I'm going to talk about something very serious right now.
So, as many of you know I am mixed race, and although I identify myself as predominantly black, I am actually more white than I am anything else.
Here's what's interesting, the other day I was talking to my sister about race. About our race. She made an interesting point...who are we?
In all honesty, I have no clue. I have no clue as to who I am. Part of me is this very shy, sheltered, white girl. The other part of me is black. What is black? Who defines that?
Should I even have to define myself as a certain color? Actually, I do. I can say, "fuck you" all I want, but that doesn't change anything. People want -- no, need -- to put me inside this tiny little box.
This box allows me to act a certain way, talk a certain way, eat a certain way. I know that many mixed people have the same issue: We are too black to be white, and too white to be black. And people who aren't mixed don't understand the difficulties associated with being mixed.
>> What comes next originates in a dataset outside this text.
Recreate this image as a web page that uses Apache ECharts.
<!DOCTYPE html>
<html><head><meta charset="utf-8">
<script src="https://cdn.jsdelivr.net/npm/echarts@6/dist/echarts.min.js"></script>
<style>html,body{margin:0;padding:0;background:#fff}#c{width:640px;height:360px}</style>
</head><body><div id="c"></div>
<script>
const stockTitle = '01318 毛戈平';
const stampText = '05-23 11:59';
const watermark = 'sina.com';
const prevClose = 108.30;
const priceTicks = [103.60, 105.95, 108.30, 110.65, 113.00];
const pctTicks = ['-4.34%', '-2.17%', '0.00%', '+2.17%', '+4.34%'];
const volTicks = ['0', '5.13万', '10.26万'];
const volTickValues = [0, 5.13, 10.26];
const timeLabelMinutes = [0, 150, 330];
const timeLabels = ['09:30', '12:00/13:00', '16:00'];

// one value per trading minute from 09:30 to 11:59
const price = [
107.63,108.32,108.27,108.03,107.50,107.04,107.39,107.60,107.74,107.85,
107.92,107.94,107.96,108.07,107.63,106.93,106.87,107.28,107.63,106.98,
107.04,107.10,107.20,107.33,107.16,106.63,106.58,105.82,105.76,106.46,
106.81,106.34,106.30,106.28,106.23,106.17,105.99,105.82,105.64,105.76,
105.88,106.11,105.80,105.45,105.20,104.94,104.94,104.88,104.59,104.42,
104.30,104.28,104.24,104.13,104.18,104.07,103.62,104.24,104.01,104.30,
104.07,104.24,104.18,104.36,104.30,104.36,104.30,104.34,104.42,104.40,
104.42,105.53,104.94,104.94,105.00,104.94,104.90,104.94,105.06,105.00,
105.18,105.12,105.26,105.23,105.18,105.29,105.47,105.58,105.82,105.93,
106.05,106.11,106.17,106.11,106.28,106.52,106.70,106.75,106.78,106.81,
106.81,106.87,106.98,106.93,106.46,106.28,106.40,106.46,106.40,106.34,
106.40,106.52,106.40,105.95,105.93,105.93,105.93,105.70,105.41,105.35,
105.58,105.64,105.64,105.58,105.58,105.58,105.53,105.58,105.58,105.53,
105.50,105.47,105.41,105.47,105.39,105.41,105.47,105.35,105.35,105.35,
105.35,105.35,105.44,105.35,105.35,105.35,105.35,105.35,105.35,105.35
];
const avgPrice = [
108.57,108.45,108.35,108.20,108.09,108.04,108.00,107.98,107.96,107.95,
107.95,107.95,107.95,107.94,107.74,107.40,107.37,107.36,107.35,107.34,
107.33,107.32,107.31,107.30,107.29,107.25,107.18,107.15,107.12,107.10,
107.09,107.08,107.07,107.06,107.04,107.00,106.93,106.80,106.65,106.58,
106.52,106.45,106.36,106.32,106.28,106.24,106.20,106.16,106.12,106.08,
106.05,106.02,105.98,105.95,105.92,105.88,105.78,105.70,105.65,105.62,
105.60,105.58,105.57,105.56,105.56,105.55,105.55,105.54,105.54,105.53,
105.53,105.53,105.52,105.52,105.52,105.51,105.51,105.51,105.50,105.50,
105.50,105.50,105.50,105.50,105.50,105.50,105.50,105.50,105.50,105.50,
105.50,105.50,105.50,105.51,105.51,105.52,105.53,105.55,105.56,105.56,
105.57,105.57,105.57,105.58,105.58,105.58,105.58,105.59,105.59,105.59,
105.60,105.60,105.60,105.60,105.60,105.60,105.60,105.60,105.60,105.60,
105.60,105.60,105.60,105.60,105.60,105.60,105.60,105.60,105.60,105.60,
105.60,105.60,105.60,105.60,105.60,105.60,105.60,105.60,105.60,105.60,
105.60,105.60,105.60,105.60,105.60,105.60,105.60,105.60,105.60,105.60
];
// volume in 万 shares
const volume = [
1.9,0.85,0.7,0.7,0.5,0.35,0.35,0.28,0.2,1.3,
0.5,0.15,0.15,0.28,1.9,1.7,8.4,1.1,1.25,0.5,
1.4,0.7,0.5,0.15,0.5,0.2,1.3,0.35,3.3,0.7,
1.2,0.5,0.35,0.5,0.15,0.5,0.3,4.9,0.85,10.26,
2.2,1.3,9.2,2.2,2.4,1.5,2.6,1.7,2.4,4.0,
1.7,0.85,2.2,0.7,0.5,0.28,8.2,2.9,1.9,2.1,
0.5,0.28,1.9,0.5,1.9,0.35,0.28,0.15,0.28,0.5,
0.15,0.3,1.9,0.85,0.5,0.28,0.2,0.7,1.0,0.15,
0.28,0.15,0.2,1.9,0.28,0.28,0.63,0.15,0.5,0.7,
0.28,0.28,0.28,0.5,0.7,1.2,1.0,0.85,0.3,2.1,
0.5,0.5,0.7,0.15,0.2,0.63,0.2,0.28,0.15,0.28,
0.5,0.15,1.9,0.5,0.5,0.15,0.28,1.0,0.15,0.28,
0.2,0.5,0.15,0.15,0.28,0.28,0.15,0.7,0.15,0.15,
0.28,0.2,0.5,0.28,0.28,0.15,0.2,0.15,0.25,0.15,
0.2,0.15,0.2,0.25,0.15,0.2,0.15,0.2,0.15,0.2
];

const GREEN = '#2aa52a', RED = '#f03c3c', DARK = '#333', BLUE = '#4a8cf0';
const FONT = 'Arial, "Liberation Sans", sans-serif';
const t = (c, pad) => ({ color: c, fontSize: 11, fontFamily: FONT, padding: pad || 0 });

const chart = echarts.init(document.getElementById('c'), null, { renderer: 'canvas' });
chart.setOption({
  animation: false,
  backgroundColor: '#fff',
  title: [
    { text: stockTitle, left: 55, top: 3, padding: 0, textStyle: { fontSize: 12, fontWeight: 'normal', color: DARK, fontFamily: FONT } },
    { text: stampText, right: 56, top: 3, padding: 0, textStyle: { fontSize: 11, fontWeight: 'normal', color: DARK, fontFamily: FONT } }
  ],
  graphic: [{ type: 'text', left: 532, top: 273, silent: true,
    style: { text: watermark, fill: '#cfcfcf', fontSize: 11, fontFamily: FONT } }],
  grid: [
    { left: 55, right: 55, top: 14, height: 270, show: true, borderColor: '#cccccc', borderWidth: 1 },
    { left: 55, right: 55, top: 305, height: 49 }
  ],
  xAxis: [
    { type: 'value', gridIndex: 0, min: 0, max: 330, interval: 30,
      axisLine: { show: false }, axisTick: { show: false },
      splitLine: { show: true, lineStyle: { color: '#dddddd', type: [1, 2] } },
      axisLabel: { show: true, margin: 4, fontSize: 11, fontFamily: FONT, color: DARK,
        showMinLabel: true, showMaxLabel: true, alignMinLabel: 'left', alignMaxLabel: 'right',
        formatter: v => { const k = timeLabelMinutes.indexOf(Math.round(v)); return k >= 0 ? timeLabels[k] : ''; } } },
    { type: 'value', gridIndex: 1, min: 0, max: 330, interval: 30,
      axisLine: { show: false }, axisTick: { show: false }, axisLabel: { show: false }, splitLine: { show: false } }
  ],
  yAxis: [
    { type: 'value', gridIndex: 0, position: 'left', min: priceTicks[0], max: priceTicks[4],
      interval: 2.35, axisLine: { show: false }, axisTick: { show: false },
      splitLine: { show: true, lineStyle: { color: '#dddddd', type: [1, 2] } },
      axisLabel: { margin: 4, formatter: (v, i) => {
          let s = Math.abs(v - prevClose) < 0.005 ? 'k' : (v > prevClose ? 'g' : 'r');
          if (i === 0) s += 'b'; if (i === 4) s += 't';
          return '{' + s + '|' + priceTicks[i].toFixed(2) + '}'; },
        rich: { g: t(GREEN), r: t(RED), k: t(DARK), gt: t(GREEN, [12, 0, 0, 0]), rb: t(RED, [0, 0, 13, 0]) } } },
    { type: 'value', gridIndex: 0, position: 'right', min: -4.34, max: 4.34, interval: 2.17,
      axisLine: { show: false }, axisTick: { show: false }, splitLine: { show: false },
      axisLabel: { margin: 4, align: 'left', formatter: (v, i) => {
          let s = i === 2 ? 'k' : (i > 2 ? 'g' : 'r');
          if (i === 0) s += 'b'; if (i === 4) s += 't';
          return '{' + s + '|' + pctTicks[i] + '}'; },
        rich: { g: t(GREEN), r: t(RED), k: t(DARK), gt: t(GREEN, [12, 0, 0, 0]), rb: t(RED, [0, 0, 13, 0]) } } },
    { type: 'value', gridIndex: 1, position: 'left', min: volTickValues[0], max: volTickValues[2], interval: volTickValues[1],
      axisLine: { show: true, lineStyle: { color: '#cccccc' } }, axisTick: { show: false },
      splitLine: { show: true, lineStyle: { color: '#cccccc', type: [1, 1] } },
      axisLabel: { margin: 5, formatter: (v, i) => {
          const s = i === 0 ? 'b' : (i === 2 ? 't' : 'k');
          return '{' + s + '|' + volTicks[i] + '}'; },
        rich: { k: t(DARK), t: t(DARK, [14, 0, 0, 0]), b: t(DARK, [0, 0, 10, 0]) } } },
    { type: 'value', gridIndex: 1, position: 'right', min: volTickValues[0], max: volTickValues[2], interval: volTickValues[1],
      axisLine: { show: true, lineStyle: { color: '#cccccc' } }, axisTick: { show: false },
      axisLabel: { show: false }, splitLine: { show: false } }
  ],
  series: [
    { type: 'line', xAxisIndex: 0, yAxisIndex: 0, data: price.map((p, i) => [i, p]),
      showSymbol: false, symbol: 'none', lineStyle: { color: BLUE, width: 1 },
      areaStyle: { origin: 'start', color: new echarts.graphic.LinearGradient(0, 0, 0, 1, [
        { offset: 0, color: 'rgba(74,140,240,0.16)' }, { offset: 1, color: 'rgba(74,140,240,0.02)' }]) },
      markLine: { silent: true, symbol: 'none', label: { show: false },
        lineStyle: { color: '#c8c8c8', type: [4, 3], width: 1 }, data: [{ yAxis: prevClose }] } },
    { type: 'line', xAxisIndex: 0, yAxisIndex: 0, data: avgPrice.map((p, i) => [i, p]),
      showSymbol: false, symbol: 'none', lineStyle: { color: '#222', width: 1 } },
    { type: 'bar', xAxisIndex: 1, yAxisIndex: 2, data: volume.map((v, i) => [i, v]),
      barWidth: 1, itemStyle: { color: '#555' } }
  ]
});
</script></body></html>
I am not black. What is there to be proud of? What do white people categorize me as, when I say that I'm black? They think of me as a stereotype. Want me to talk in a certain way, dress in a certain way. Wear hoops. Fight. Get pissed. Eat fucking fried chicken. Uneducated. Poor. Lowly. You don't realize it. Not at all. You don't realize that you want me to be this type of person. And sometimes I enjoy it. I find myself slipping into a culture, a stereotype, that I know nothing about. I'm ashamed of myself. And to a certain extent, I hate myself.
And then...I am white. See, this is a struggle for me. A real one. Because, whenever I'm in a history class...or a literature class...I think I'm black. I really do. Because how can I be conceived from two peoples that felt so much hate towards each other? How can I do that? It doesn't register that I do this, but my teeth clench. My eyes get narrow. Hearing about the KKK, or the Civil War, or slavery. What if my father's ancestors contributed to that? I'm ashamed of that side of myself too.
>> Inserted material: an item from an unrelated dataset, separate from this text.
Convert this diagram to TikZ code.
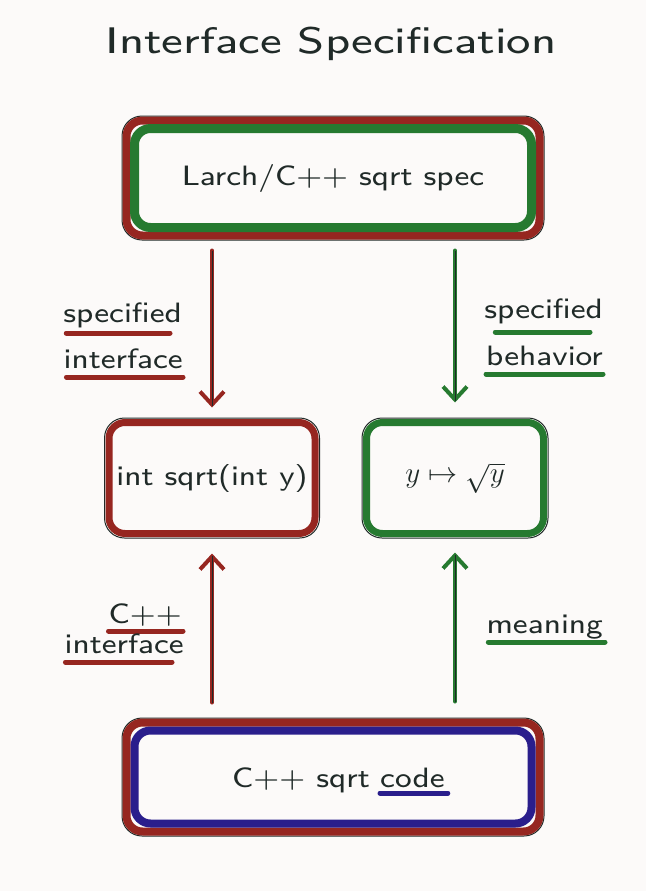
\documentclass[tikz,border=0pt]{standalone}
\usepackage{fontspec}
\usepackage{graphicx}
\usepackage{tikz}
\usetikzlibrary{arrows.meta}
\newfontfamily\handsans[FakeStretch=1.12]{lmsans8-regular.otf}
\newfontfamily\titlesans[FakeStretch=1.24]{lmsans8-regular.otf}
\definecolor{paper}{RGB}{252,250,249}
\definecolor{ink}{RGB}{32,42,40}
\definecolor{mred}{RGB}{150,38,32}
\definecolor{mgreen}{RGB}{38,122,48}
\definecolor{mblue}{RGB}{42,30,140}
\tikzset{
  box/.style={draw=ink, line width=1pt, rounded corners=20pt, inner sep=0pt,
    text=ink, font=\fontsize{28}{30}\selectfont\handsans},
  txt/.style={inner sep=0pt, text=ink, font=\fontsize{28}{30}\selectfont\handsans},
  band/.style={line width=#1, rounded corners=16pt, line join=round},
  under/.style={line width=5pt, line cap=round},
  penarrow/.style={line width=4pt, line cap=round, -{Straight Barb[length=13pt,width=24pt,line width=4pt]}},
  core/.style={draw=ink, line width=0.7pt}
}
\begin{document}
\begin{tikzpicture}[x=1pt,y=-1pt]
\useasboundingbox (0,0) rectangle (646,891);
\fill [paper] (0,0) rectangle (646,891);
\node [txt, anchor=base, font=\fontsize{37}{40}\selectfont\titlesans] (title) at (331,54) {Interface Specification};
% boxes
\node [box, minimum width=422pt, minimum height=124pt] (spec) at (333,178) {Larch/C++ sqrt spec};
\draw [band=8pt, mred] ([shift={(5,5)}]spec.north west) rectangle ([shift={(-5,-5)}]spec.south east);
\draw [band=9pt, mgreen] ([shift={(13,13)}]spec.north west) rectangle ([shift={(-13,-13)}]spec.south east);
\node [box, minimum width=215pt, minimum height=120pt] (iface) at (212,478) {int sqrt(int y)};
\draw [band=7pt, mred] ([shift={(5,5)}]iface.north west) rectangle ([shift={(-5,-5)}]iface.south east);
\node [box, minimum width=186pt, minimum height=120pt] (behav) at (455,478) {\scalebox{1.17}{$y\mapsto\sqrt{y}$}};
\draw [band=7pt, mgreen] ([shift={(5,5)}]behav.north west) rectangle ([shift={(-5,-5)}]behav.south east);
\node [box, minimum width=422pt, minimum height=118pt] (code) at (333,777) {};
\draw [band=8pt, mred] ([shift={(5,5)}]code.north west) rectangle ([shift={(-5,-5)}]code.south east);
\draw [band=8pt, mblue] ([shift={(13,13)}]code.north west) rectangle ([shift={(-13,-13)}]code.south east);
\node [txt, anchor=base west] (cpp) at (232,787) {C++ sqrt};
\node [txt, anchor=base west] (cword) at ([xshift=10pt]cpp.base east) {code};
\draw [under, mblue] ([yshift=-6pt]cword.base west) -- ([shift={(3pt,-6pt)}]cword.base east);
% arrows
\draw [penarrow, mred] ([yshift=-10pt]iface.north |- spec.south) -- ([yshift=10pt]iface.north);
\draw [core] ([yshift=-10pt]iface.north |- spec.south) -- ([yshift=12pt]iface.north);
\draw [penarrow, mgreen] ([yshift=-10pt]behav.north |- spec.south) -- ([yshift=15pt]behav.north);
\draw [core] ([yshift=-10pt]behav.north |- spec.south) -- ([yshift=17pt]behav.north);
\draw [penarrow, mred] ([yshift=15pt]iface.south |- code.north) -- ([yshift=-15pt]iface.south);
\draw [core] ([yshift=15pt]iface.south |- code.north) -- ([yshift=-17pt]iface.south);
\draw [penarrow, mgreen] ([yshift=16pt]behav.south |- code.north) -- ([yshift=-14pt]behav.south);
\draw [core] ([yshift=16pt]behav.south |- code.north) -- ([yshift=-16pt]behav.south);
% labels
\node [txt, anchor=base east] (spec1) at (182,322) {specified};
\draw [under, mred] ([shift={(3pt,-11pt)}]spec1.base west) -- ([shift={(-12pt,-11pt)}]spec1.base east);
\node [txt, anchor=base east] (intf1) at (183,368) {interface};
\draw [under, mred] ([shift={(3pt,-9pt)}]intf1.base west) -- ([shift={(0pt,-9pt)}]intf1.base east);
\node [txt, anchor=base east] (spec2) at (603,318) {specified};
\draw [under, mgreen] ([shift={(11pt,-14pt)}]spec2.base west) -- ([shift={(-13pt,-14pt)}]spec2.base east);
\node [txt, anchor=base east] (behv) at (603,365) {behavior};
\draw [under, mgreen] ([shift={(0pt,-9pt)}]behv.base west) -- ([shift={(0pt,-9pt)}]behv.base east);
\node [txt, anchor=base east] (cplus) at (182,623) {C++};
\draw [under, mred] ([shift={(0pt,-8pt)}]cplus.base west) -- ([shift={(1pt,-8pt)}]cplus.base east);
\node [txt, anchor=base east] (intf2) at (184,653) {interface};
\draw [under, mred] ([shift={(1pt,-9pt)}]intf2.base west) -- ([shift={(-12pt,-9pt)}]intf2.base east);
\node [txt, anchor=base east] (mean) at (603,633) {meaning};
\draw [under, mgreen] ([shift={(2pt,-9pt)}]mean.base west) -- ([shift={(2pt,-9pt)}]mean.base east);
\end{tikzpicture}
\end{document}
The greedy side. The privileged side. The unforgiving side. The racist side. The "politically correct" side. The everything we've ever done wrong, but it doesn't matter because we are entitled side. Is that me? Am I that person? Because in the grand scheme of things, I am a privileged suburban white girl. I am ashamed of that too.
Do I have any right to claim myself as black? I don't think so. But I can't escape the fact that I am mixed. And that I'll never fit in. I'll never be good enough, or work well enough for either side.
I don't want to have to define myself.
And you know what? I cringe at that word. You know it. You know what it is. You're not allowed to say it anymore, and neither am I. Because I'm a hypocrite if I think it's acceptable.
Fuck political correctness. It's racism in disguise. It's not something we realize. Being afraid of offending face to face, but listening to white rappers say nigger like they own it. They don't. You don't. I don't. I don't like it.
And I let myself become somebody else because of it, but I like that person now. Should I be ashamed of how I act? Maybe. And there's a part of me that will feel guilty the rest of my life, because I am not like you.
I am an individual. But society does not make me an individual. They make me a stereotype. Thus, I make myself a stereotype.
In reality, I don't know who I am. And it is vulgar of you to define me. But, I let it slide. Because I don't know. And I'm trying to find out. And we're all just kids. I am who I am. And I'm proud and ashamed of the name my peoples have established for themselves. But I don't know myself yet.
This doesn't mean that you can change your attitudes. I like my friends, and I like how I interact with them. I just don't know myself. So, it's a struggle.